Which method works better: end-user or automated tagging?

While there are proponents for both sides of this ongoing debate, they do agree on this: properly tagged content provides countless benefits. It is more organized, easier to find, optimized for search and indexing, and when also classified, is easily protected. 

Common sense might suggest that a document author is the best person to tell you about the content, but end users are notoriously inconsistent when tagging their own documents. There are two reasons for this issue:

  1. Asking end users to access the properties of an Office document or a PDF is viewed as an extra step beyond their normal responsibilities. This step is necessary, but requires knowledge, discipline and interest to complete accurately and effectively. 
  2. End users don’t recognize that failing to tag a document themselves will, in some cases, cause metadata to be automatically assigned. This can lead to an issue if a document has inherited the properties or metadata of a past version that may contain incorrect or sensitive information — such as customer names, Personally Identifiable Information (PII) or trade secrets.

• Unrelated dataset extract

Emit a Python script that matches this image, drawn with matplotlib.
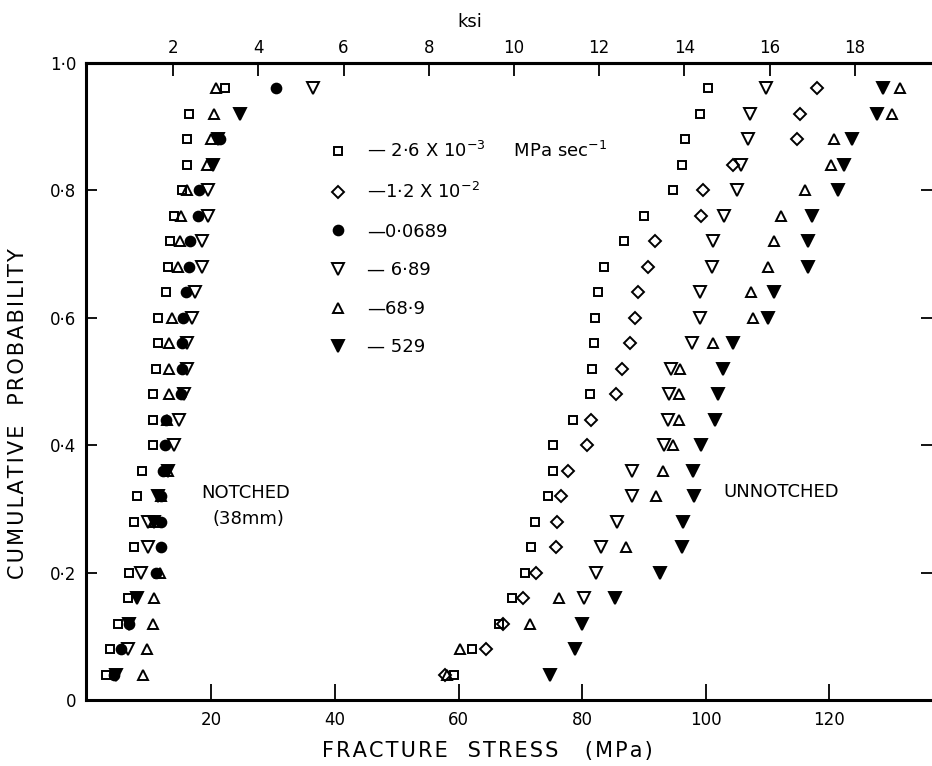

The Classification Conundrum 

Many companies fall into the trap of building cumbersome classification policies and procedures with the best of intentions, but possibly dire consequences. They go through the process of delineating between public information, internal information, and either confidential or highly confidential data. 

All of this sounds quite logical so far. 

However, when you couple this kind of schema with additional barriers to end-users that require many more steps before they can work with confidential or highly confidential data, you run the risk of pushing them to under-classify their content in order to do their jobs effectively and easily. 

What's the solution?

Automated tagging eliminates the problem of end users under-classifying their content. Automated tagging tools can help reduce guesswork, human error and the likelihood that an end user may try to take shortcuts around technical security controls to get their job done quicker. 

But let’s take automated tagging off the table for the purpose of this article. How can we encourage end-users to tag content themselves in lieu of automation? 

The Law of Inertia in Data Tagging

Education and awareness are very powerful motivators. There is nothing more awkward than sending a document to a client with another client’s name in the properties, or sending a document to your supervisor with a peer listed as the author. Simple exposure to not only the importance of tagging, but the very real risks of not doing so, may motivate some of your end-users. 

Then consider the power of the default. Many of us are familiar with Newton’s first law of motion, also known as the Law of Inertia, which states that an object at rest stays at rest, and an object in motion stays in motion with the same speed and in the same direction unless acted upon by an unbalanced force. 

I studied this theory in college, and after a humbling experience with physics, hoped that I was done with it forever. But a keynote from the International Association of Privacy Professionals about a study on the habits of consumers (pdf) in completing online purchases, surveys, polls and questionnaires jarred my memory.

The study looked at how consumers behaved if information in an online checklist was pre-selected for them versus the consumer having to choose: Would a consumer accept the default answer or were they more likely to make an active choice? 

Consumers in the study were far more likely to accept the default answer, even when the consequence of accepting the default choice led to purchases amounting to hundreds of dollars. 

In one example, a large German automotive website used the least expensive option as the default. Another used no default. Changing the default raised the average sale price from 35,000 euros to 36,100 euros — with no change in customer satisfaction. This was the case across numerous examples, from automobile features to insurance policy options and even in the case of organ donation.

The keynote referenced the study as part of a long-standing privacy debate regarding “Opt-out” versus “Opt-in” privacy protections. Given the results of the survey and our analogy to Newtonian physics, many consumers are sharing their information without intending to do so, wanting to do so and without even knowing that they are doing so.

What can be problematic for Opt-in versus Opt-out consent may however be useful in defining default metadata. If you are concerned about the content tagging habits of your end-users, setting default metadata values and requiring them to either accept or change them as needed may help. While not ideal, it may be better than nothing — particularly from a classification perspective.

Encouraging End-User Tagging

Reward good behavior. Trust and verify that they are tagging their documents and use as many creative ways as possible to promote their doing so. Conduct regular reviews of content and look for opportunities to highlight and showcase employees who take the time to tag their documents properly. 

Recruit volunteers who are willing to serve as champions for pilot programs and also serve as conduits to their business units. Be sure to also recognize these volunteers for their contributions to the overall success of the program.

Decide what training each project needs. A change of process affects the entire organization, so train people outside of the projects to give them an understanding of what the change will mean to them. This training may consist of an overview course combined with seminars to introduce the new process and tools. 

The importance of classification to your organization should be directly proportional to the importance of security to your organization. Base this primarily on three factors: the risk you are willing to take, the functionality of the system and the costs you are prepared to pay. 

Most importantly, security is not a status or a snapshot — it is an ongoing process. Always strive to make it easier for employees to do the right thing rather than the wrong.